**Raw records**
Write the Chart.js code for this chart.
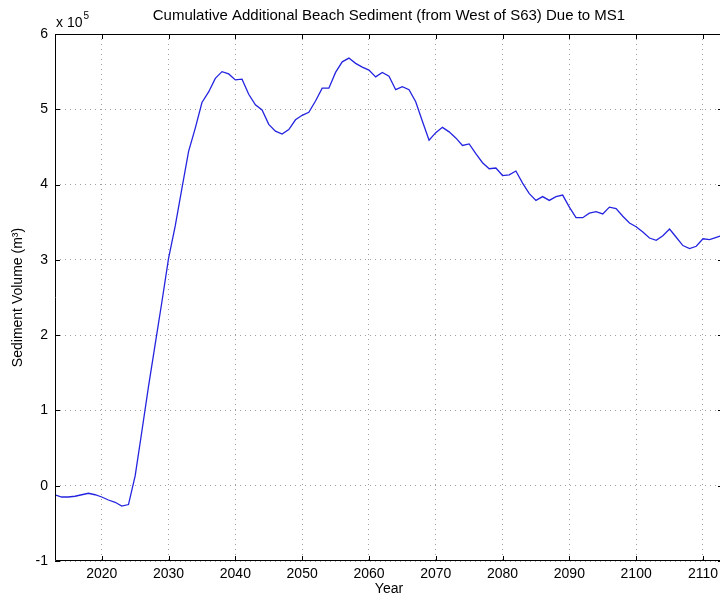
<!DOCTYPE html>
<html>
<head>
<meta charset="utf-8">
<script src="https://cdn.jsdelivr.net/npm/chart.js@4/dist/chart.umd.min.js"></script>
<style>
  html, body { margin: 0; padding: 0; background: #fff; }
  #wrap { width: 720px; height: 598px; overflow: hidden; position: relative; }
  #wrap canvas { position: absolute; left: 0; top: 0; }
</style>
</head>
<body>
<div id="wrap"><canvas id="chart" width="723" height="598"></canvas></div>
<script>
// --- data (volume in units of 10^5 m^3) ---
const years = [
  2013, 2014, 2015, 2016, 2017, 2018, 2019, 2020, 2021, 2022,
  2023, 2024, 2025, 2026, 2027, 2028, 2029, 2030, 2031, 2032,
  2033, 2034, 2035, 2036, 2037, 2038, 2039, 2040, 2041, 2042,
  2043, 2044, 2045, 2046, 2047, 2048, 2049, 2050, 2051, 2052,
  2053, 2054, 2055, 2056, 2057, 2058, 2059, 2060, 2061, 2062,
  2063, 2064, 2065, 2066, 2067, 2068, 2069, 2070, 2071, 2072,
  2073, 2074, 2075, 2076, 2077, 2078, 2079, 2080, 2081, 2082,
  2083, 2084, 2085, 2086, 2087, 2088, 2089, 2090, 2091, 2092,
  2093, 2094, 2095, 2096, 2097, 2098, 2099, 2100, 2101, 2102,
  2103, 2104, 2105, 2106, 2107, 2108, 2109, 2110, 2111, 2112,
  2113
];
const volume = [
  -0.12, -0.15, -0.15, -0.14, -0.12, -0.10, -0.12, -0.15, -0.19, -0.22,
  -0.27, -0.25, 0.13, 0.72, 1.32, 1.88, 2.44, 3.02, 3.45, 3.95,
  4.44, 4.75, 5.09, 5.23, 5.41, 5.50, 5.47, 5.39, 5.40, 5.20,
  5.06, 4.99, 4.80, 4.71, 4.67, 4.73, 4.86, 4.92, 4.96, 5.11,
  5.28, 5.28, 5.49, 5.63, 5.68, 5.61, 5.56, 5.52, 5.43, 5.49,
  5.44, 5.26, 5.30, 5.26, 5.10, 4.84, 4.59, 4.69, 4.76, 4.70,
  4.62, 4.52, 4.54, 4.41, 4.29, 4.21, 4.22, 4.12, 4.13, 4.18,
  4.02, 3.88, 3.79, 3.84, 3.79, 3.84, 3.86, 3.70, 3.56, 3.56,
  3.62, 3.64, 3.61, 3.70, 3.68, 3.58, 3.49, 3.44, 3.37, 3.29,
  3.26, 3.32, 3.41, 3.30, 3.19, 3.15, 3.18, 3.28, 3.27, 3.30,
  3.33
];
const xTicks = [2020, 2030, 2040, 2050, 2060, 2070, 2080, 2090, 2100, 2110];
const yTicks = [-1, 0, 1, 2, 3, 4, 5, 6];

const TITLE = 'Cumulative Additional Beach Sediment (from West of S63) Due to MS1';
const FONT = "'Liberation Sans', Arial, Helvetica, sans-serif";

// MATLAB-like box with inward tick marks, title over the axes, "x 10^5" label
const matlabAxes = {
  id: 'matlabAxes',
  afterDraw(chart) {
    const { ctx, chartArea: a, scales: { x, y } } = chart;
    const tl = 5;
    ctx.save();
    ctx.strokeStyle = '#000';
    ctx.lineWidth = 1;
    ctx.beginPath();
    ctx.rect(a.left + 0.5, a.top + 0.5, a.right - a.left - 1, a.bottom - a.top - 1);
    xTicks.forEach(v => {
      const px = Math.round(x.getPixelForValue(v)) + 0.5;
      ctx.moveTo(px, a.bottom); ctx.lineTo(px, a.bottom - tl);
      ctx.moveTo(px, a.top); ctx.lineTo(px, a.top + tl);
    });
    yTicks.forEach(v => {
      const py = Math.round(y.getPixelForValue(v)) + 0.5;
      ctx.moveTo(a.left, py); ctx.lineTo(a.left + tl, py);
      ctx.moveTo(a.right, py); ctx.lineTo(a.right - tl, py);
    });
    ctx.stroke();

    ctx.fillStyle = '#000';

    // title, centred over the plot box like MATLAB does
    ctx.font = '15px ' + FONT;
    ctx.textAlign = 'center';
    ctx.textBaseline = 'middle';
    ctx.fillText(TITLE, (a.left + a.right) / 2, 16);

    // exponent label
    ctx.textAlign = 'left';
    ctx.textBaseline = 'alphabetic';
    ctx.font = '14px ' + FONT;
    ctx.fillText('x 10', a.left + 1, a.top - 7);
    const w = ctx.measureText('x 10').width;
    ctx.font = '10px ' + FONT;
    ctx.fillText('5', a.left + 2 + w, a.top - 15);
    ctx.restore();
  }
};

new Chart(document.getElementById('chart'), {
  type: 'line',
  data: {
    datasets: [{
      data: years.map((yr, i) => ({ x: yr, y: volume[i] })),
      borderColor: '#2424e0',
      borderWidth: 1.3,
      pointRadius: 0,
      tension: 0,
      fill: false
    }]
  },
  options: {
    responsive: false,
    animation: false,
    devicePixelRatio: 1,
    layout: { padding: { top: 34, left: 0, right: 0, bottom: 0 } },
    plugins: {
      legend: { display: false },
      tooltip: { enabled: false },
      title: { display: false }
    },
    scales: {
      x: {
        type: 'linear',
        min: 2013,
        max: 2113,
        afterFit: s => { s.height = 37; },
        afterBuildTicks: s => { s.ticks = xTicks.map(v => ({ value: v })); },
        ticks: {
          includeBounds: false,
          color: '#000',
          font: { family: FONT, size: 14 },
          padding: 5,
          maxRotation: 0,
          callback: v => String(v)
        },
        grid: { color: '#a0a0a0', lineWidth: 1, drawTicks: false },
        border: { display: false, dash: [1, 4] },
        title: {
          display: true,
          text: 'Year',
          color: '#000',
          font: { family: FONT, size: 14 },
          padding: { top: 0, bottom: 0 }
        }
      },
      y: {
        type: 'linear',
        min: -1,
        max: 6,
        afterFit: s => { s.width = 55; },
        afterBuildTicks: s => { s.ticks = yTicks.map(v => ({ value: v })); },
        ticks: {
          color: '#000',
          font: { family: FONT, size: 14 },
          padding: 7,
          callback: v => String(v)
        },
        grid: { color: '#a0a0a0', lineWidth: 1, drawTicks: false },
        border: { display: false, dash: [1, 4] },
        title: {
          display: true,
          text: 'Sediment Volume (m³)',
          color: '#000',
          font: { family: FONT, size: 14 },
          padding: { top: 10, bottom: 0 }
        }
      }
    }
  },
  plugins: [matlabAxes]
});
</script>
</body>
</html>
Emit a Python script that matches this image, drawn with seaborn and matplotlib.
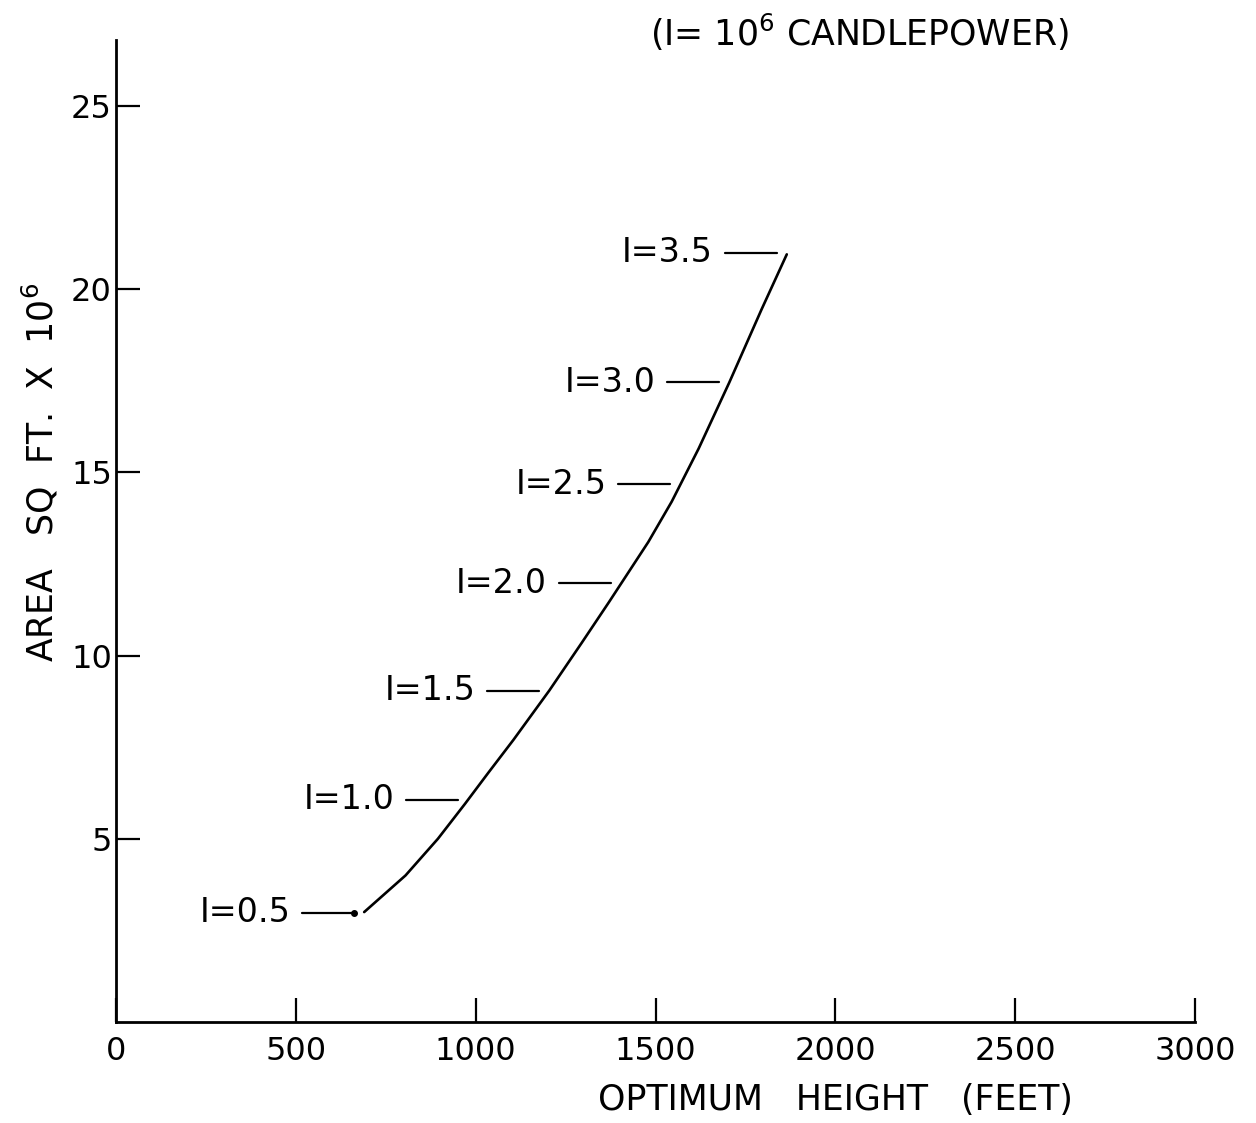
import numpy as np
import matplotlib
matplotlib.use('Agg')
import matplotlib.pyplot as plt
import seaborn as sns

# curve: optimum height (ft) vs area (sq ft x 10^6)
heights = [690, 805, 895, 970, 1035, 1105, 1205, 1295, 1370, 1480,
           1545, 1620, 1705, 1795, 1865]
areas = [3.0, 4.0, 5.0, 5.95, 6.8, 7.7, 9.05, 10.35, 11.45, 13.1,
         14.2, 15.65, 17.45, 19.45, 20.95]

# intensity labels (10^6 candlepower) and the area where each one sits
intensities = [0.5, 1.0, 1.5, 2.0, 2.5, 3.0, 3.5]
label_areas = [2.98, 6.07, 9.04, 11.97, 14.67, 17.46, 21.0]

x_ticks = [0, 500, 1000, 1500, 2000, 2500, 3000]
y_ticks = [5, 10, 15, 20, 25]

sns.set_theme(style='white')
plt.rcParams['font.family'] = ['DejaVu Sans']

W, H = 1256, 1123
fig = plt.figure(figsize=(W / 100, H / 100), dpi=100)
ax = fig.add_axes([116 / W, 1 - 1022 / H, (1195 - 116) / W, (1022 - 40) / H])

sns.lineplot(x=heights, y=areas, ax=ax, color='black', linewidth=1.9)

# leader lines + labels
ft_per_px = 3000 / (1195 - 116)
gap = 10 * ft_per_px
seg = 52 * ft_per_px
txt_gap = 12 * ft_per_px
for inten, a in zip(intensities, label_areas):
    hx = np.interp(a, areas, heights)
    x1 = hx - gap
    x0 = x1 - seg
    ax.plot([x0, x1], [a, a], color='black', lw=1.6)
    if inten == intensities[0]:
        ax.plot([x1], [a], 'o', color='black', ms=4)
    ax.text(x0 - txt_gap, a, 'I=%.1f' % inten, ha='right', va='center',
            fontsize=24, color='black')

ax.set_xlim(0, 3000)
ax.set_ylim(0, 26.8)
ax.set_xticks(x_ticks)
ax.set_yticks(y_ticks)
ax.set_xticklabels([str(t) for t in x_ticks])
ax.set_yticklabels([str(t) for t in y_ticks])
ax.tick_params(axis='x', bottom=True, direction='in', length=17, width=1.6,
               labelsize=23, pad=10, colors='black')
ax.tick_params(axis='y', left=True, direction='in', length=17, width=1.6,
               labelsize=23, pad=3, colors='black')
for side in ['top', 'right']:
    ax.spines[side].set_visible(False)
for side in ['left', 'bottom']:
    ax.spines[side].set_color('black')
    ax.spines[side].set_linewidth(2.0)
ax.set_facecolor('white')
ax.grid(False)

fig.text(40 / W, 1 - 472 / H, r'AREA   SQ  FT.  X  10$^6$', rotation=90,
         ha='center', va='center', fontsize=25, color='black')
fig.text(835 / W, 1 - 1100 / H, 'OPTIMUM   HEIGHT   (FEET)',
         ha='center', va='center', fontsize=25, color='black')
fig.text(859 / W, 1 - 32 / H, r'(I= 10$^6$ CANDLEPOWER)',
         ha='center', va='center', fontsize=25, color='black')

fig.savefig('out.png', dpi=100, facecolor='white')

**Work to do**
Your first line is the one with "Emit a Python", and your last is the one with "ax=ax, color='black', linewidth=1.9)". Copy those and every line between them exactly, without any pictures.

**Exercise result**
Emit a Python script that matches this image, drawn with seaborn and matplotlib.
import numpy as np
import matplotlib
matplotlib.use('Agg')
import matplotlib.pyplot as plt
import seaborn as sns

# curve: optimum height (ft) vs area (sq ft x 10^6)
heights = [690, 805, 895, 970, 1035, 1105, 1205, 1295, 1370, 1480,
           1545, 1620, 1705, 1795, 1865]
areas = [3.0, 4.0, 5.0, 5.95, 6.8, 7.7, 9.05, 10.35, 11.45, 13.1,
         14.2, 15.65, 17.45, 19.45, 20.95]

# intensity labels (10^6 candlepower) and the area where each one sits
intensities = [0.5, 1.0, 1.5, 2.0, 2.5, 3.0, 3.5]
label_areas = [2.98, 6.07, 9.04, 11.97, 14.67, 17.46, 21.0]

x_ticks = [0, 500, 1000, 1500, 2000, 2500, 3000]
y_ticks = [5, 10, 15, 20, 25]

sns.set_theme(style='white')
plt.rcParams['font.family'] = ['DejaVu Sans']

W, H = 1256, 1123
fig = plt.figure(figsize=(W / 100, H / 100), dpi=100)
ax = fig.add_axes([116 / W, 1 - 1022 / H, (1195 - 116) / W, (1022 - 40) / H])

sns.lineplot(x=heights, y=areas, ax=ax, color='black', linewidth=1.9)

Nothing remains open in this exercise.